Possibly his best known film, Fear Eats The Soul, is widely considered his best, but I feel that The Bitter Tears Of Petra Von Kant shows Fassbinder at the top of his game. He usually worked with the same troupe of actors (Brigitte Mira, Kurt Raab, Karlheinz Bohm amongst others) and here he has two of his finest - Margit Carstensen as the powerful yet desperate fashion designer Petra Von Kant, and Hanna Schygulla (who played the title character in Fassbinder's other masterpiece The Marriage Of Maria Braun) as her newly appointed love interest, Karin. In my opinion, Carstensen is one of the finest actresses in cinema history, along with Bette Davis and Liv Ullmann, and is never better here. She is dominating and sadistic, yet when she opens up to her cousin Sidonie (Katrin Scaake) or her new lesbian lover Karin, she is tragic, broken and lonely.
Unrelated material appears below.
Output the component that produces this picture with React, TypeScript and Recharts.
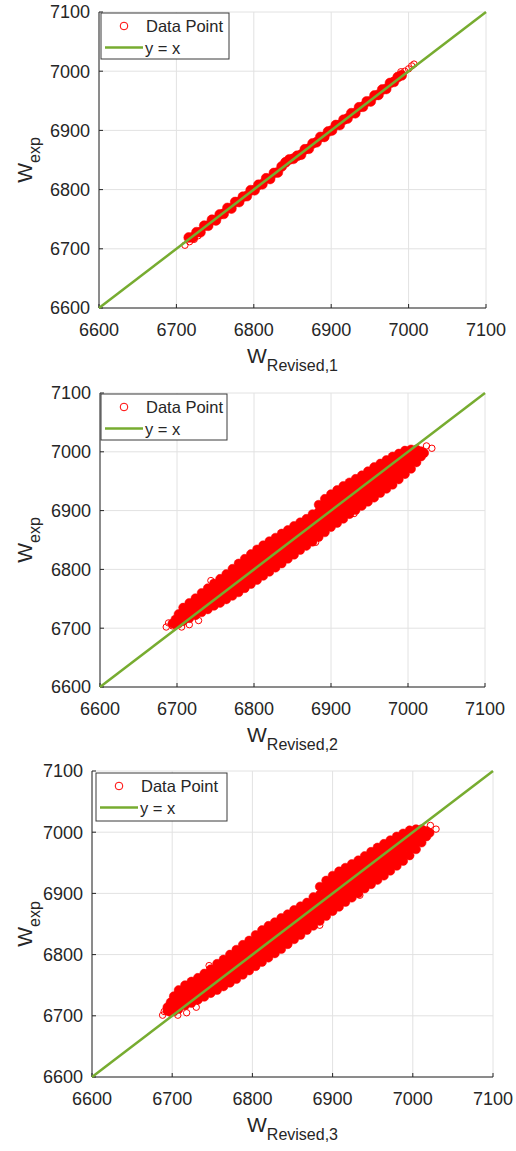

It is a tour-de-force on display, as her character changes as much as she changes her hairpieces.

Petra is residing in her apartment when we first meet her, awoken by fellow designer Marlene (Irm Hermann) who stays with her. We quickly learn that Petra sadistically treats Marlene like a slave, ordering her to bring her things and even orders her to slow-dance at one point. When she is joined by her cousin, Petra reveals how her past relationships with men have ended in disaster and resentment, and that men will ultimately leave her empty and disappointed. She is introduced to Karin, a timid model who Petra visibly becomes interested in, and eventually infatuated by. As Petra and Karin start a seemingly cold and difficult relationship, Petra's jealousy and fear of loneliness comes to the fore as she struggles to hold herself together. In one particularly powerful scene, Petra sits motionless on the edge of the bed after being told by Karin how none-existent her feelings really are, and a single tear rolls slowly down her face. Her face is as white as porcelain and as motionless as a doll, as the realisation hits her that her situation is as fake as the mannequins she decorates with her creations.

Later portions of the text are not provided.